The justices said the state’s highest court must reconsider whether North Carolina violated Torrey Dale Grady’s constitutional rights when it ordered him to wear the ankle bracelet beginning in 2013

Associated Press

WASHINGTON — The Supreme Court ruled Monday that a North Carolina sex offender should have another chance to challenge an order that he wear a GPS monitoring bracelet around the clock and for the rest of his life.

The justices said the state’s highest court must reconsider whether North Carolina violated Torrey Dale Grady’s constitutional rights when it ordered him to wear the ankle bracelet beginning in 2013.

North Carolina is among at least eight states that have a system for lifetime monitoring for convicted sex offenders.
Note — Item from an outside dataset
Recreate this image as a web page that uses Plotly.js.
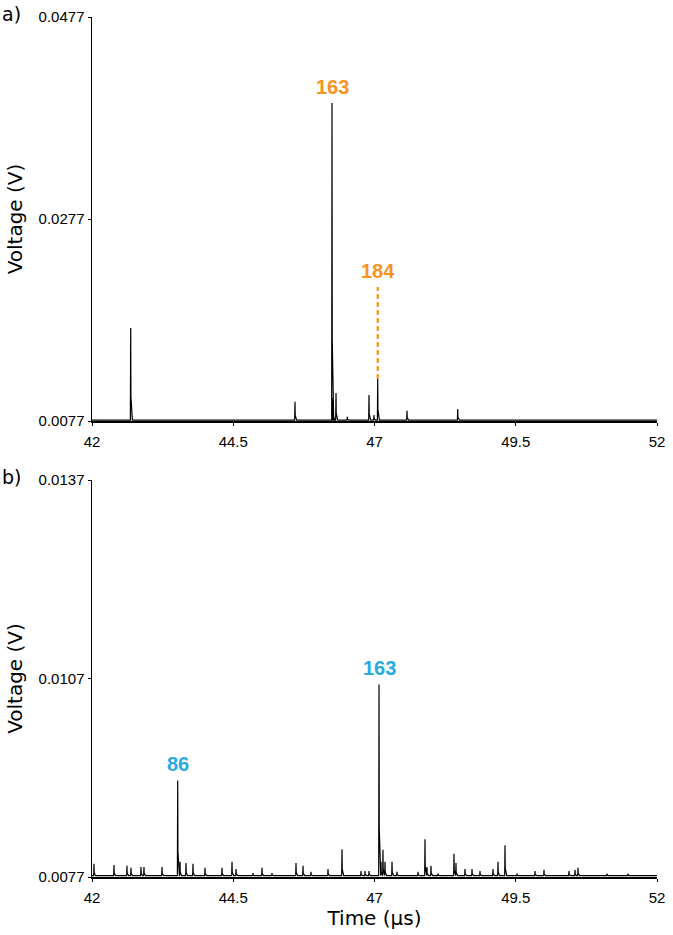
<!DOCTYPE html>
<html>
<head>
<meta charset="utf-8">
<script src="https://cdn.plot.ly/plotly-3.0.1.min.js"></script>
<style>
  body { margin: 0; background: #fff; }
  #grafico { width: 673px; height: 935px; }
</style>
</head>
<body>
<div id="grafico"></div>
<script>
// Painel a) picos (tempo em µs, tensão em V)
const tempoA = [42.685, 45.593, 46.248, 46.265, 46.319, 46.52, 46.903, 46.991, 47.057, 47.575, 48.473];
const tensaoA = [0.01691, 0.00961, 0.03918, 0.00998, 0.01047, 0.00812, 0.01027, 0.00829, 0.01186, 0.00872, 0.00889];
const baseA = 0.00779;

// Painel b) picos
const tempoB = [42.035, 42.389, 42.619, 42.690, 42.867, 42.920, 43.239, 43.517, 43.558, 43.664,
  43.788, 44.0, 44.301, 44.478, 44.549, 44.850, 45.009, 45.186, 45.611, 45.735,
  45.876, 46.177, 46.425, 46.761, 46.832, 46.903, 47.080, 47.115, 47.150, 47.186,
  47.310, 47.398, 47.770, 47.894, 47.929, 48.0, 48.124, 48.407, 48.442, 48.602,
  48.726, 48.867, 49.097, 49.186, 49.310, 49.522, 49.841, 50.0, 50.442, 50.549,
  50.602, 51.115, 51.487];
const tensaoB = [0.00790, 0.00788, 0.00787, 0.00784, 0.00785, 0.00785, 0.00785, 0.00916, 0.00793, 0.00791,
  0.00790, 0.00784, 0.00784, 0.00793, 0.00782, 0.00776, 0.00784, 0.00776, 0.00791, 0.00787,
  0.00778, 0.00782, 0.00812, 0.00779, 0.00779, 0.00779, 0.01061, 0.00793, 0.00811, 0.00793,
  0.00793, 0.00778, 0.00778, 0.00827, 0.00785, 0.00787, 0.00775, 0.00805, 0.00791, 0.00782,
  0.00782, 0.00779, 0.00782, 0.00793, 0.00818, 0.00775, 0.00779, 0.00781, 0.00779, 0.00781,
  0.00784, 0.00775, 0.00775];
const baseB = 0.00772;

// Rótulos
const rotulosA = ['163', '184'];
const rotuloTempoA = [46.248, 47.057];
const rotuloTensaoA = [0.03918, 0.02097];
const rotulosB = ['86', '163'];
const rotuloTempoB = [43.517, 47.080];
const rotuloTensaoB = [0.00916, 0.01061];
const linha184 = { t: 47.057, y0: 0.01186, y1: 0.02097 };

const ticksX = [42, 44.5, 47, 49.5, 52];
const ticksYA = [0.0077, 0.0277, 0.0477];
const ticksYB = [0.0077, 0.0107, 0.0137];

const laranja = 'rgb(247,147,30)';
const azul = 'rgb(41,171,226)';
const familia = '"Liberation Sans", Arial, sans-serif';
const familiaTitulo = '"DejaVu Sans", sans-serif';

// monta o espectro a partir da lista de picos
function espectro(tempos, tensoes, base) {
  const ordem = tempos.map((t, i) => i).sort((a, b) => tempos[a] - tempos[b]);
  const x = [42], y = [base];
  ordem.forEach(i => {
    x.push(tempos[i] - 0.006, tempos[i], tempos[i] + 0.004, tempos[i] + 0.03);
    y.push(base, tensoes[i], base + (tensoes[i] - base) * 0.25, base);
  });
  x.push(52); y.push(base);
  return { x, y };
}

const eA = espectro(tempoA, tensaoA, baseA);
const eB = espectro(tempoB, tensaoB, baseB);

const traco = (e, xa, ya) => ({
  type: 'scatter', mode: 'lines', x: e.x, y: e.y, xaxis: xa, yaxis: ya,
  line: { color: 'black', width: 1.2 }, hoverinfo: 'skip', showlegend: false
});

const fonteEixo = { family: familia, size: 15, color: 'black' };

const eixoX = (anchor) => ({
  domain: [0, 1], anchor: anchor, range: [42, 52], tickvals: ticksX,
  ticktext: ticksX.map(String), ticks: 'outside', ticklen: 3, tickwidth: 1, tickcolor: 'black',
  ticklabelstandoff: 3,
  showline: true, linecolor: 'black', linewidth: 1.5, showgrid: false, zeroline: false,
  tickfont: fonteEixo
});

const eixoY = (anchor, domain, range, vals) => ({
  domain: domain, anchor: anchor, range: range, tickvals: vals,
  ticktext: vals.map(v => v.toFixed(4)), ticks: 'outside', ticklen: 3, tickwidth: 1, tickcolor: 'black',
  showline: true, linecolor: 'black', linewidth: 1.5, showgrid: false, zeroline: false,
  tickfont: fonteEixo,
  title: { text: 'Voltage (V)', font: { family: familiaTitulo, size: 20, color: 'black' }, standoff: 10 }
});

const anot = [];
rotulosA.forEach((r, i) => anot.push({
  xref: 'x', yref: 'y', x: rotuloTempoA[i], y: rotuloTensaoA[i], text: '<b>' + r + '</b>',
  showarrow: false, yanchor: 'bottom', yshift: 3, font: { family: familia, size: 20, color: laranja }
}));
rotulosB.forEach((r, i) => anot.push({
  xref: 'x2', yref: 'y2', x: rotuloTempoB[i], y: rotuloTensaoB[i], text: '<b>' + r + '</b>',
  showarrow: false, yanchor: 'bottom', yshift: 3, font: { family: familia, size: 20, color: azul }
}));
anot.push({ xref: 'paper', yref: 'paper', x: -0.163, y: 1.0, text: 'a)', showarrow: false,
  xanchor: 'left', yanchor: 'middle', yshift: 3, font: { family: familiaTitulo, size: 19, color: 'black' } });
anot.push({ xref: 'paper', yref: 'paper', x: -0.163, y: 0.4616, text: 'b)', showarrow: false,
  xanchor: 'left', yanchor: 'middle', yshift: 3, font: { family: familiaTitulo, size: 19, color: 'black' } });

const layout = {
  width: 673, height: 935,
  margin: { l: 92, r: 16, t: 17, b: 58 },
  paper_bgcolor: 'white', plot_bgcolor: 'white',
  showlegend: false,
  xaxis: eixoX('y'),
  yaxis: eixoY('x', [0.5302, 1], [0.0077, 0.0477], ticksYA),
  xaxis2: Object.assign(eixoX('y2'), {
    title: { text: 'Time (µs)', font: { family: familiaTitulo, size: 20, color: 'black' }, standoff: 3 }
  }),
  yaxis2: eixoY('x2', [0, 0.4616], [0.0077, 0.0137], ticksYB),
  annotations: anot,
  shapes: [{
    type: 'line', xref: 'x', yref: 'y', x0: linha184.t, x1: linha184.t, y0: linha184.y0, y1: linha184.y1,
    line: { color: laranja, width: 2.2, dash: '5px,3px' }
  }]
};

Plotly.newPlot('grafico', [traco(eA, 'x', 'y'), traco(eB, 'x2', 'y2')], layout, { displayModeBar: false, staticPlot: true });
</script>
</body>
</html>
More than 40 states impose some kind of monitoring as a condition of probation or release from prison.

Grady was convicted of a second-degree sex offense in 1997 and then again of taking indecent liberties with a child in 2006. The second conviction qualified Grady as a repeat offender. After serving nearly three years in prison, Grady was ordered to start wearing the GPS bracelet 24 hours a day in 2013 so officials could keep track of his movements.
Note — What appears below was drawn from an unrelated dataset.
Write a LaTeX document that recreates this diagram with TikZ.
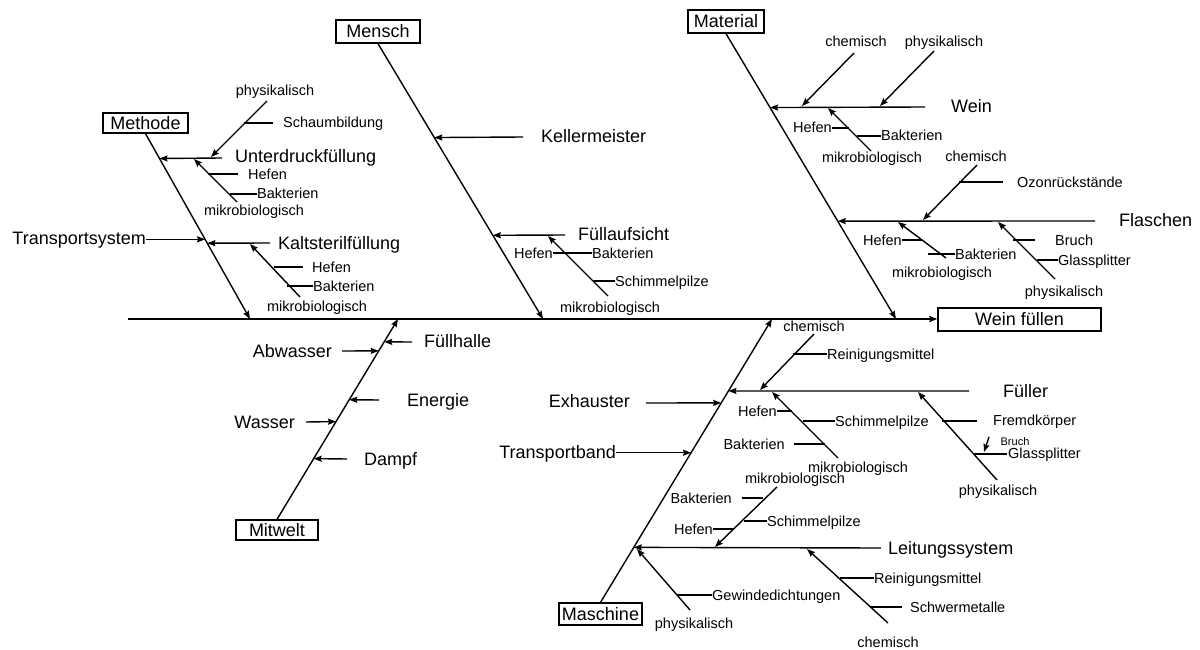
\documentclass[tikz,border=0pt]{standalone}
\usepackage{fontspec}
\setmainfont{Liberation Sans}
\usetikzlibrary{arrows.meta,positioning}
\newcommand\bigsize{\fontsize{18}{20}\selectfont}
\newcommand\smlsize{\fontsize{14.5}{16}\selectfont}
\newcommand\tnysize{\fontsize{11}{12}\selectfont}

\begin{document}
\begin{tikzpicture}[x=1pt,y=-1pt,
  bone/.style={line width=1.4pt},
  arr/.style={bone,-{Stealth[length=8pt,width=6pt,inset=1pt]}},
  cause/.style={draw,line width=1.3pt,inner sep=0pt,font=\bigsize},
  big/.style={inner sep=0pt,font=\bigsize,text height=13pt,text depth=1pt},
  sml/.style={inner sep=0pt,font=\smlsize,text height=10pt,text depth=0pt},
  tny/.style={inner sep=0pt,font=\tnysize,text height=8pt,text depth=0pt}
                        ]
\useasboundingbox (0,0) rectangle (1200,650);
%
\node (eff) [cause,minimum width=163pt,minimum height=23pt] at (1019.5,319.5) {Wein füllen};
\coordinate (sp) at (128,319);
\draw[arr,line width=1.6pt] (sp) -- (sp -| eff.west);
%
\node (me) [cause,minimum width=85pt,minimum height=20pt] at (145.5,123) {Methode};
\node (mn) [cause,minimum width=84pt,minimum height=23pt] at (378,31.5) {Mensch};
\node (ma) [cause,minimum width=76pt,minimum height=23pt] at (726,21.5) {Material};
\node (mw) [cause,minimum width=82pt,minimum height=20pt] at (277,530) {Mitwelt};
\node (ms) [cause,minimum width=83pt,minimum height=22pt] at (600.5,614) {Maschine};
\foreach \n/\x in {meT/250, mnT/543, maT/896, mwT/398, msT/772}
    \coordinate (\n) at (\x,319);
\draw[arr] (me.south) -- (meT);
\draw[arr] (mn.south) -- (mnT);
\draw[arr] (ma.south) -- (maT);
\draw[arr] (mw.north) -- (mwT);
\draw[arr] (ms.north) -- (msT);
\path (me.south) -- (meT) coordinate[pos=.134] (meU) coordinate[pos=.591] (meK)
                          coordinate[pos=.570] (meS);
\path (mn.south) -- (mnT) coordinate[pos=.341] (mnK) coordinate[pos=.696] (mnF);
\path (ma.south) -- (maT) coordinate[pos=.259] (maW) coordinate[pos=.657] (maF);
\path (mw.north) -- (mwT) coordinate[pos=.886] (mwF) coordinate[pos=.841] (mwA)
      coordinate[pos=.597] (mwE) coordinate[pos=.488] (mwW) coordinate[pos=.303] (mwD);
\path (ms.north) -- (msT) coordinate[pos=.704] (msE) coordinate[pos=.528] (msB)
      coordinate[pos=.746] (msF) coordinate[pos=.194] (msL);
%
% Methode
\foreach \n/\x/\y in {u0/222/158, upA/267/101, upB/211/157, usA/244/123, usB/273/123,
    umA/237/202, umB/194/159, uhA/208/174, uhB/238/174, ubA/230/194,
    k0/270/243, kmA/300/297, kmB/250/244, khA/274/267, khB/303/267, kbA/287/286}
    \coordinate (\n) at (\x,\y);
\node (phy1) [sml] at (275,91) {physikalisch};
\node (sch1) [sml,anchor=west] at (283,123) {Schaumbildung};
\node (unt)  [big,anchor=west] at (235,157) {Unterdruckfüllung};
\node (hef1) [sml,anchor=west] at (248,174) {Hefen};
\node (bak1) [sml,anchor=west] at (257,194) {Bakterien};
\node (mik1) [sml] at (254,210) {mikrobiologisch};
\node (kal)  [big,anchor=west] at (278,243) {Kaltsterilfüllung};
\node (hef2) [sml,anchor=west] at (312,267) {Hefen};
\node (bak2) [sml,anchor=west] at (313,286) {Bakterien};
\node (mik2) [sml] at (317,306) {mikrobiologisch};
\node (tra)  [big,anchor=east] at (146,238) {Transportsystem};
\draw[arr]  (u0) -- (meU);
\draw[arr]  (upA) -- (upB);
\draw[bone] (usA) -- (usB);
\draw[arr]  (umA) -- (umB);
\draw[bone] (uhA) -- (uhB);
\draw[bone] (ubA) -- (bak1.west);
\draw[arr]  (k0) -- (meK);
\draw[arr]  (kmA) -- (kmB);
\draw[bone] (khA) -- (khB);
\draw[bone] (kbA) -- (bak2.west);
\draw[arr]  (tra.east |- meS) -- (meS);
%
% Mensch
\foreach \n/\x/\y in {ke0/523/137, fa0/565/235, fmA/608/296, fmB/548/236, fsA/593/281}
    \coordinate (\n) at (\x,\y);
\node (kel)  [big,anchor=west] at (541,137) {Kellermeister};
\node (fua)  [big,anchor=west] at (578,234) {Füllaufsicht};
\node (hef3) [sml,anchor=east] at (553,253) {Hefen};
\node (bak3) [sml,anchor=west] at (592,253) {Bakterien};
\node (sch3) [sml,anchor=west] at (615,281) {Schimmelpilze};
\node (mik3) [sml] at (610,307) {mikrobiologisch};
\draw[arr]  (ke0) -- (mnK);
\draw[arr]  (fa0) -- (mnF);
\draw[arr]  (fmA) -- (fmB);
\draw[bone] (hef3.east) -- (bak3.west);
\draw[bone] (fsA) -- (sch3.west);
%
% Material
\foreach \n/\x/\y in {we0/925/107, wcA/854/53, wcB/802/106, wpA/934/51, wpB/880/106,
    wmA/871/151, wmB/828/108, whB/849/128, wbA/857/136,
    fl0/1095/221, fcA/977/165, fcB/923/220, foA/959/182, foB/1003/182,
    fmA2/946/258, fmB2/898/222, fhB/922/240, fbA/928/254,
    fpA/1055/279, fpB/998/222, frA/1013/240, frB/1035/240, fgA/1037/260}
    \coordinate (\n) at (\x,\y);
\node (chem1) [sml] at (856,42) {chemisch};
\node (phy2)  [sml] at (944,42) {physikalisch};
\node (wein)  [big,anchor=west] at (951,107) {Wein};
\node (hef4)  [sml,anchor=east] at (832,128) {Hefen};
\node (bak4)  [sml,anchor=west] at (881,136) {Bakterien};
\node (mik4)  [sml] at (872,158) {mikrobiologisch};
\node (chem2) [sml] at (976,156) {chemisch};
\node (ozo)   [sml,anchor=west] at (1017,182) {Ozonrückstände};
\node (fla)   [big,anchor=west] at (1119,220) {Flaschen};
\node (hef5)  [sml,anchor=east] at (902,240) {Hefen};
\node (bak5)  [sml,anchor=west] at (955,254) {Bakterien};
\node (mik5)  [sml] at (942,272) {mikrobiologisch};
\node (bru1)  [sml,anchor=west] at (1055,240) {Bruch};
\node (gla1)  [sml,anchor=west] at (1058,260) {Glassplitter};
\node (phy3)  [sml] at (1064,291) {physikalisch};
\draw[arr]  (we0) -- (maW);
\draw[arr]  (wcA) -- (wcB);
\draw[arr]  (wpA) -- (wpB);
\draw[arr]  (wmA) -- (wmB);
\draw[bone] (hef4.east) -- (whB);
\draw[bone] (wbA) -- (bak4.west);
\draw[arr]  (fl0) -- (maF);
\draw[arr]  (fcA) -- (fcB);
\draw[bone] (foA) -- (foB);
\draw[arr]  (fmA2) -- (fmB2);
\draw[bone] (hef5.east) -- (fhB);
\draw[bone] (fbA) -- (bak5.west);
\draw[arr]  (fpA) -- (fpB);
\draw[bone] (frA) -- (frB);
\draw[bone] (fgA) -- (gla1.west);
%
% Mitwelt
\foreach \n/\x/\y in {fh0/412/342, ab0/342/351, en0/379/400, wa0/306/422, da0/347/459}
    \coordinate (\n) at (\x,\y);
\node (fuh) [big,anchor=west] at (424,341) {Füllhalle};
\node (abw) [big,anchor=east] at (332,351) {Abwasser};
\node (ene) [big,anchor=west] at (407,400) {Energie};
\node (was) [big,anchor=east] at (295,422) {Wasser};
\node (dam) [big,anchor=west] at (364,459) {Dampf};
\draw[arr] (fh0) -- (mwF);
\draw[arr] (ab0) -- (mwA);
\draw[arr] (en0) -- (mwE);
\draw[arr] (wa0) -- (mwW);
\draw[arr] (da0) -- (mwD);
%
% Maschine
\foreach \n/\x/\y in {ex0/646/403, fu0/969/391, fcA3/814/334, fcB3/760/390, frA3/793/354,
    fmA3/838/458, fmB3/772/392, fhB3/792/411, fsA3/803/421, fbA3/794/444, fbB3/825/444,
    fpA3/997/480, fpB3/918/392, fkA/942/421, fkB/977/421, fgA3/974/454, fgB3/1007/454,
    bkA/989/437, bkB/984/452,
    le0/881/548, lmA/777/487, lmB/715/547, lbA/742/498, lbB/763/498, lhB/733/529,
    lsA/744/521, lpA/690/610, lpB/637/549, lgA/677/595, lcA/888/623, lcB/807/549,
    lrA/840/578, lwA/870/607, lwB/902/607}
    \coordinate (\n) at (\x,\y);
\node (exh)   [big,anchor=east] at (630,401) {Exhauster};
\node (trb)   [big,anchor=east] at (616,452) {Transportband};
\node (chem3) [sml] at (814,326) {chemisch};
\node (rei1)  [sml,anchor=west] at (827,354) {Reinigungsmittel};
\node (ful)   [big,anchor=west] at (1003,391) {Füller};
\node (hef6)  [sml,anchor=east] at (777,411) {Hefen};
\node (sch6)  [sml,anchor=west] at (835,421) {Schimmelpilze};
\node (bak6)  [sml,anchor=east] at (785,444) {Bakterien};
\node (mik6)  [sml] at (858,467) {mikrobiologisch};
\node (fre)   [sml,anchor=west] at (993,420) {Fremdkörper};
\node (bru2)  [tny] at (1015,441) {Bruch};
\node (gla2)  [sml,anchor=west] at (1008,453) {Glassplitter};
\node (phy4)  [sml] at (998,490) {physikalisch};
\node (mik7)  [sml] at (795,478) {mikrobiologisch};
\node (bak7)  [sml,anchor=east] at (732,498) {Bakterien};
\node (hef7)  [sml,anchor=east] at (713,529) {Hefen};
\node (sch7)  [sml,anchor=west] at (767,521) {Schimmelpilze};
\node (lei)   [big,anchor=west] at (888,548) {Leitungssystem};
\node (gew)   [sml,anchor=west] at (712,595) {Gewindedichtungen};
\node (phy5)  [sml] at (694,623) {physikalisch};
\node (rei2)  [sml,anchor=west] at (874,578) {Reinigungsmittel};
\node (swm)   [sml,anchor=west] at (910,607) {Schwermetalle};
\node (chem4) [sml] at (888,642) {chemisch};
\draw[arr]  (ex0) -- (msE);
\draw[arr]  (trb.east |- msB) -- (msB);
\draw[arr]  (fu0) -- (msF);
\draw[arr]  (fcA3) -- (fcB3);
\draw[bone] (frA3) -- (rei1.west);
\draw[arr]  (fmA3) -- (fmB3);
\draw[bone] (hef6.east) -- (fhB3);
\draw[bone] (fsA3) -- (sch6.west);
\draw[bone] (fbA3) -- (fbB3);
\draw[arr]  (fpA3) -- (fpB3);
\draw[bone] (fkA) -- (fkB);
\draw[bone] (fgA3) -- (fgB3);
\draw[arr]  (bkA) -- (bkB);
\draw[arr]  (le0) -- (msL);
\draw[arr]  (lmA) -- (lmB);
\draw[bone] (lbA) -- (lbB);
\draw[bone] (hef7.east) -- (lhB);
\draw[bone] (lsA) -- (sch7.west);
\draw[arr]  (lpA) -- (lpB);
\draw[bone] (lgA) -- (gew.west);
\draw[arr]  (lcA) -- (lcB);
\draw[bone] (lrA) -- (rei2.west);
\draw[bone] (lwA) -- (lwB);
\end{tikzpicture}
\end{document}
Grady argued that the state’s lifetime GPS monitoring system is unreasonable because it allows state officials to enter his home — with or without his permission — to maintain a GPS monitoring base station. Grady also complains that he must charge the bracelet every day by plugging it into a wall outlet for four to six hours at a time.

State courts rejected his claims, but the Supreme Court said the monitoring qualifies as a search under the Fourth Amendment’s ban on unreasonable searches and seizures and likened it to its last case on GPS devices three years ago.
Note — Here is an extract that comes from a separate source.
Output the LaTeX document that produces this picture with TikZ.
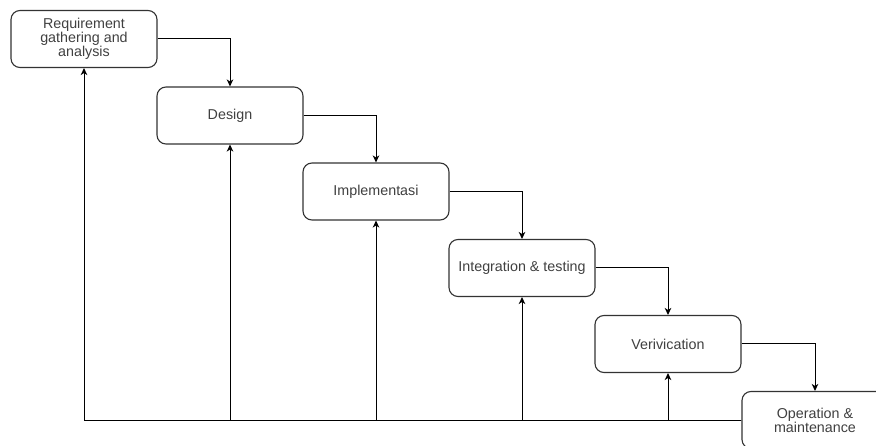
\documentclass[tikz,border=0pt]{standalone}
\usepackage{fontspec}
\setmainfont{Liberation Sans}
\usetikzlibrary{arrows.meta,positioning}
\begin{document}
\begin{tikzpicture}[x=1pt,y=-1pt,
  phase/.style={draw=black!80, line width=1.1pt, rounded corners=9pt, minimum width=146pt, minimum height=57pt, inner sep=2pt, align=center, text=black!75, font=\fontsize{14.3}{14}\selectfont, fill=white},
  flow/.style={draw=black, line width=1pt, -{Stealth[length=7pt,width=6.5pt,inset=2pt]}}]
\clip (0,0) rectangle (876,446);
\fill[white] (0,0) rectangle (876,446);
\node[phase] (req) at (84,39) {Requirement\\gathering and\\analysis};
\node[phase] (des) at (230,115.5) {Design};
\node[phase] (imp) at (376,191.5) {Implementasi};
\node[phase] (int) at (522,268) {Integration \& testing};
\node[phase] (ver) at (668,344) {Verivication};
\node[phase] (op) at (815,420) {Operation \&\\maintenance};
\draw[flow] (req.east) -| (des.north);
\draw[flow] (des.east) -| (imp.north);
\draw[flow] (imp.east) -| (int.north);
\draw[flow] (int.east) -| (ver.north);
\draw[flow] (ver.east) -| (op.north);
\draw[flow] (op.west) -| (ver.south);
\draw[flow] (op.west) -| (int.south);
\draw[flow] (op.west) -| (imp.south);
\draw[flow] (op.west) -| (des.south);
\draw[flow] (op.west) -| (req.south);
\end{tikzpicture}
\end{document}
“The state’s program is plainly designed to obtain information,” the court said in an unsigned opinion. “And since it does so by physically intruding on a subject’s body, it effects a Fourth Amendment search.”

In 2012, the court ruled that placing the tracking units on cars to follow their movement is a search. That case did not decide whether attaching the devices without a search warrant violated the Constitution. On Monday, the justices said in their unsigned opinion that the state court should weigh whether North Carolina’s tracking of sex offenders is reasonable.

State officials argued that Grady’s complaints are based on outdated descriptions of the monitoring program. They said he presented no evidence of the interruptions to his daily life, how often officials must visit his home or what use North Carolina makes of the information it collects from the ankle bracelet.